Por mais chocantes ou comoventes que sejam os registros, eles não se diferem em nada de uma reportagem padrão, que veríamos após o anúncio de “Plantão” na Rede Globo. A obra se apequena quando coloca a mensagem acima do conteúdo, ou quando estima que os fins justificam os meios. Ela se apropria da câmera e do som enquanto veículos suplementares para multiplicar uma mensagem (paz na Palestina, fim das ocupações). O grito funcionaria igualmente na rádio, no podcast, nas redes sociais. A mensagem se torna o meio.

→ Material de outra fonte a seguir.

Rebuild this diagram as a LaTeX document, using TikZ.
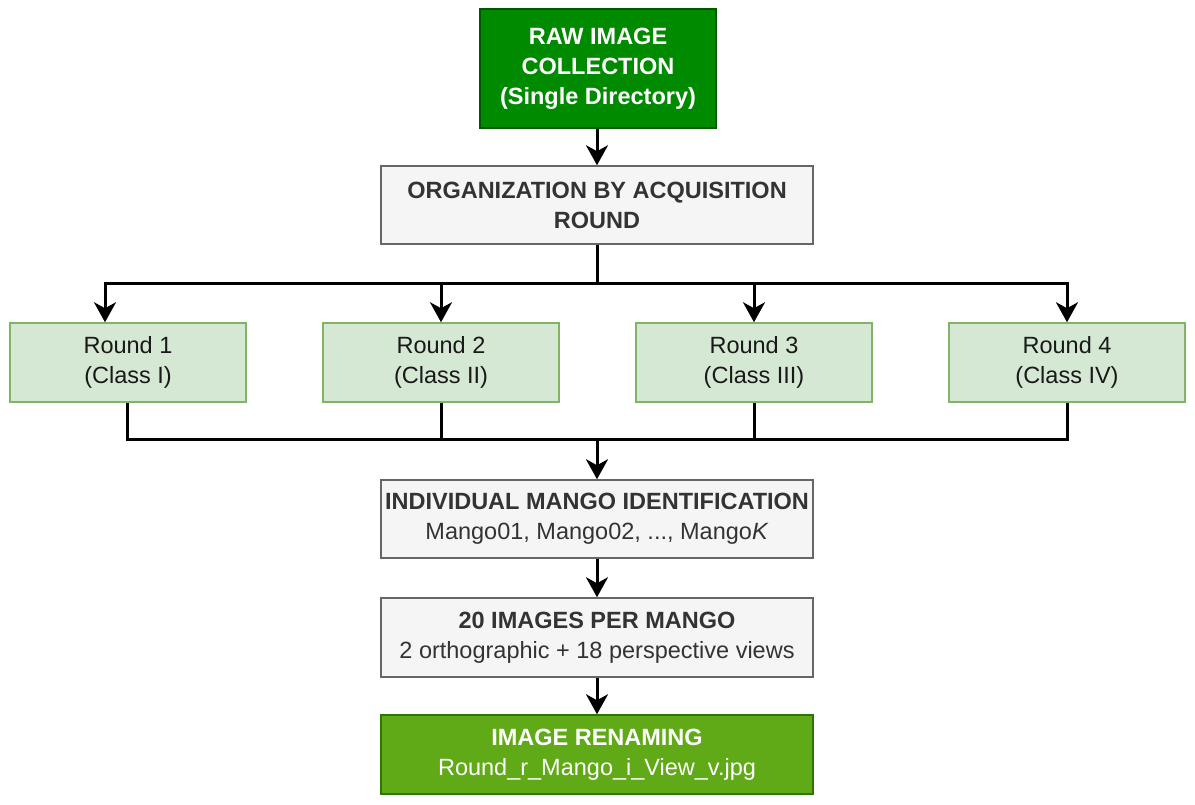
\documentclass[tikz,border=0pt]{standalone}
\usepackage{fontspec}
\setmainfont{Liberation Sans}
\usetikzlibrary{arrows.meta}
\definecolor{dkgreen}{HTML}{008A00}
\definecolor{dkgreenb}{HTML}{005700}
\definecolor{mgreen}{HTML}{60A917}
\definecolor{mgreenb}{HTML}{2D7600}
\definecolor{lgreen}{HTML}{D5E8D4}
\definecolor{lgreenb}{HTML}{82B366}
\definecolor{gfill}{HTML}{F5F5F5}
\definecolor{gbord}{HTML}{666666}
\definecolor{gtext}{HTML}{333333}
\tikzset{
  box/.style={draw, line width=1.5pt, align=center, inner sep=0pt,
    font=\fontsize{23.5}{30}\selectfont},
  darkbox/.style={box, fill=dkgreen, draw=dkgreenb, text=white,
    minimum width=236pt, minimum height=119pt},
  graybox/.style={box, fill=gfill, draw=gbord, text=gtext,
    minimum width=432pt, minimum height=78pt},
  roundbox/.style={box, fill=lgreen, draw=lgreenb, text=black!90,
    minimum width=236pt, minimum height=79pt},
  renbox/.style={box, fill=mgreen, draw=mgreenb, text=white,
    minimum width=432pt, minimum height=79pt},
  conn/.style={line width=3pt, black},
  arr/.style={conn, -{Stealth[length=20pt,width=22pt,inset=6pt]}},
}
\begin{document}
\begin{tikzpicture}[x=1pt,y=-1pt]
\useasboundingbox[fill=white] (0,0) rectangle (1195,804);
\node[darkbox] (raw) at (598,68.5) {\bfseries RAW IMAGE\\\bfseries COLLECTION\\\bfseries (Single Directory)};
\node[graybox] (org) at (597,205) {\bfseries ORGANIZATION BY ACQUISITION\\\bfseries ROUND};
\node[roundbox] (r1) at (128,362.5) {Round 1\\(Class I)};
\node[roundbox] (r2) at (441,362.5) {Round 2\\(Class II)};
\node[roundbox] (r3) at (754,362.5) {Round 3\\(Class III)};
\node[roundbox] (r4) at (1067,362.5) {Round 4\\(Class IV)};
\node[graybox] (mid) at (597,519) {\bfseries INDIVIDUAL MANGO IDENTIFICATION\\Mango01, Mango02, ..., Mango\textit{K}};
\node[graybox, minimum height=79pt] (img) at (597,637.5) {\bfseries 20 IMAGES PER MANGO\\2 orthographic + 18 perspective views};
\node[renbox] (ren) at (597,754.5) {\bfseries IMAGE RENAMING\\Round\_r\_Mango\_i\_View\_v.jpg};
\coordinate (j1) at (597,283);
\coordinate (j2) at (597,439);
\draw[arr] (raw.south -| org.north) -- (org.north);
\draw[conn] (org.south) -- (j1);
\draw[arr] (j1) -| ([xshift=-23pt]r1.north);
\draw[arr] (j1) -| (r2.north);
\draw[arr] (j1) -| (r3.north);
\draw[arr] (j1) -| (r4.north);
\draw[conn] ([xshift=-1pt]r1.south) |- (j2);
\draw[conn] (r2.south) |- (j2);
\draw[conn] (r3.south) |- (j2);
\draw[conn] (r4.south) |- (j2);
\draw[arr] (j2) -- (mid.north);
\draw[arr] (mid) -- (img);
\draw[arr] (img) -- (ren);
\end{tikzpicture}
\end{document}
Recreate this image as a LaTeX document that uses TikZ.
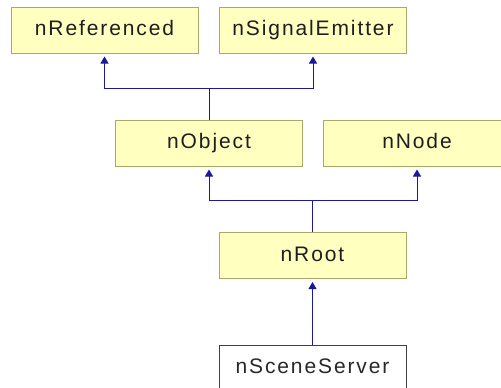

Felizmente, os criadores alternam a catarse com momentos mais introspectivos, equilibrando a discussão cerebral com apelos de ordem emocional (a mãe pedindo que Deus leve seu filho tetraplégico, o carneirinho entre os escombros, o pombo sobrevivente a uma demolição). No Other Land possui ritmo fluido e precioso tratamento de som, apesar da precariedade de recursos ao redor. Ele nunca se contenta com a imagem amadora, pelo contrário, demonstra cuidado de composição, e refinamento de luz, enquadramento, edição. Reconhece-se de imediato um trabalho profissional, competente, do tipo que o Oscar adora recompensar.
Assim, os questionamentos diante de uma iniciativa tão polida e popular (o filme venceu prêmios de público no CPH:DOX, Visions du Réel e IndieLisboa) não residem em seu posicionamento ético, nem na qualidade da realização. Eles decorrem da tentativa, impossível e utópica, de eliminar o abismo existente entre o real e sua representação. Apesar da insistência das imagens, nunca vemos o real, mas uma versão dele. Caso a obra se assumisse enquanto construção e reflexão, seria mais interessante do que a insistência em se passar por uma comprovação de fatos — algo que o cinema é incapaz de fornecer, e que nem sequer constitui sua função, muito menos a potência.